> **What is asked**: Leave out any picture and return the remaining listing below exactly as given.

> **Supplied information**:
---

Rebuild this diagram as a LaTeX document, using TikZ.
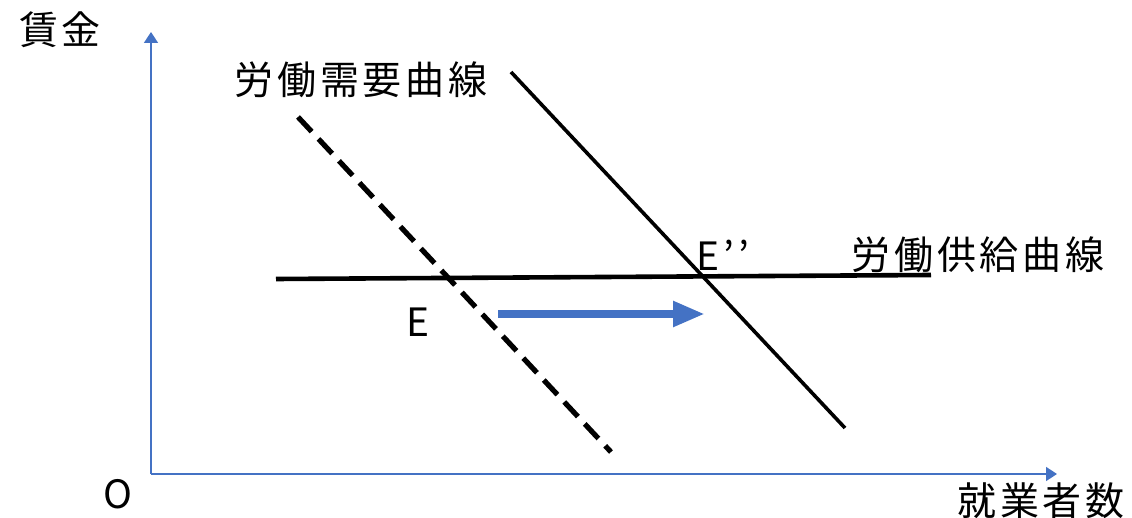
\documentclass[tikz,border=0pt]{standalone}
\usepackage{fontspec}
\setmainfont{Noto Sans CJK JP}[LetterSpace=10]
\usetikzlibrary{arrows.meta}
\definecolor{axisblue}{HTML}{4472C4}
\tikzset{
  axis/.style={draw=axisblue,line width=0.8pt,-{Triangle[length=5.5pt,width=7pt]}},
  demand/.style={line width=1.8pt},
  olddemand/.style={line width=2.6pt,dash pattern=on 10pt off 5pt},
  supply/.style={line width=2.3pt},
  shiftarrow/.style={draw=axisblue,line width=4pt,-{Triangle[length=16pt,width=12pt]}},
  lbl/.style={font=\fontsize{19.5}{23}\selectfont,inner sep=0pt},
}
\begin{document}
\begin{tikzpicture}[x=0.5pt,y=-0.5pt]
  \useasboundingbox (0,0) rectangle (1132,518);
  % ---- axes ----
  \coordinate (O) at (151,474);
  \coordinate (ytop) at (151,32);
  \coordinate (xend) at (1057,474);
  \draw[axis] (O) -- (ytop);
  \draw[axis] (O) -- (xend);
  \node[lbl] (wage) at (60,30) {賃金};
  \node[lbl] (origin) at (118,494) {O};
  \node[lbl] (workers) at (1041,501) {就業者数};
  % ---- curves ----
  \coordinate (d0a) at (298,117);
  \coordinate (d0b) at (611,452);
  \coordinate (d1a) at (511,72);
  \coordinate (d1b) at (845,428);
  \coordinate (sa) at (276,279);
  \coordinate (sb) at (931,275);
  \draw[olddemand] (d0a) -- (d0b);
  \draw[demand] (d1a) -- (d1b);
  \draw[supply] (sa) -- (sb);
  \node[lbl] (dlabel) at (361,80) {労働需要曲線};
  \node[lbl] (slabel) at (978,255) {労働供給曲線};
  % ---- equilibria ----
  \node[lbl] (E) at (418,322) {E};
  \node[lbl] (E2) at (723,255) {E’’};
  % ---- shift ----
  \coordinate (sh0) at (498,314);
  \coordinate (sh1) at (705,314);
  \draw[shiftarrow] (sh0) -- (sh1);
\end{tikzpicture}
\end{document}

---

> **Reply**:
Rebuild this diagram as a LaTeX document, using TikZ.
\documentclass[tikz,border=0pt]{standalone}
\usepackage{fontspec}
\setmainfont{Noto Sans CJK JP}[LetterSpace=10]
\usetikzlibrary{arrows.meta}
\definecolor{axisblue}{HTML}{4472C4}
\tikzset{
  axis/.style={draw=axisblue,line width=0.8pt,-{Triangle[length=5.5pt,width=7pt]}},
  demand/.style={line width=1.8pt},
  olddemand/.style={line width=2.6pt,dash pattern=on 10pt off 5pt},
  supply/.style={line width=2.3pt},
  shiftarrow/.style={draw=axisblue,line width=4pt,-{Triangle[length=16pt,width=12pt]}},
  lbl/.style={font=\fontsize{19.5}{23}\selectfont,inner sep=0pt},
}
\begin{document}
\begin{tikzpicture}[x=0.5pt,y=-0.5pt]
  \useasboundingbox (0,0) rectangle (1132,518);
  % ---- axes ----
  \coordinate (O) at (151,474);
  \coordinate (ytop) at (151,32);
  \coordinate (xend) at (1057,474);
  \draw[axis] (O) -- (ytop);
  \draw[axis] (O) -- (xend);
  \node[lbl] (wage) at (60,30) {賃金};
  \node[lbl] (origin) at (118,494) {O};
  \node[lbl] (workers) at (1041,501) {就業者数};
  % ---- curves ----
  \coordinate (d0a) at (298,117);
  \coordinate (d0b) at (611,452);
  \coordinate (d1a) at (511,72);
  \coordinate (d1b) at (845,428);
  \coordinate (sa) at (276,279);
  \coordinate (sb) at (931,275);
  \draw[olddemand] (d0a) -- (d0b);
  \draw[demand] (d1a) -- (d1b);
  \draw[supply] (sa) -- (sb);
  \node[lbl] (dlabel) at (361,80) {労働需要曲線};
  \node[lbl] (slabel) at (978,255) {労働供給曲線};
  % ---- equilibria ----
  \node[lbl] (E) at (418,322) {E};
  \node[lbl] (E2) at (723,255) {E’’};
  % ---- shift ----
  \coordinate (sh0) at (498,314);
  \coordinate (sh1) at (705,314);
  \draw[shiftarrow] (sh0) -- (sh1);
\end{tikzpicture}
\end{document}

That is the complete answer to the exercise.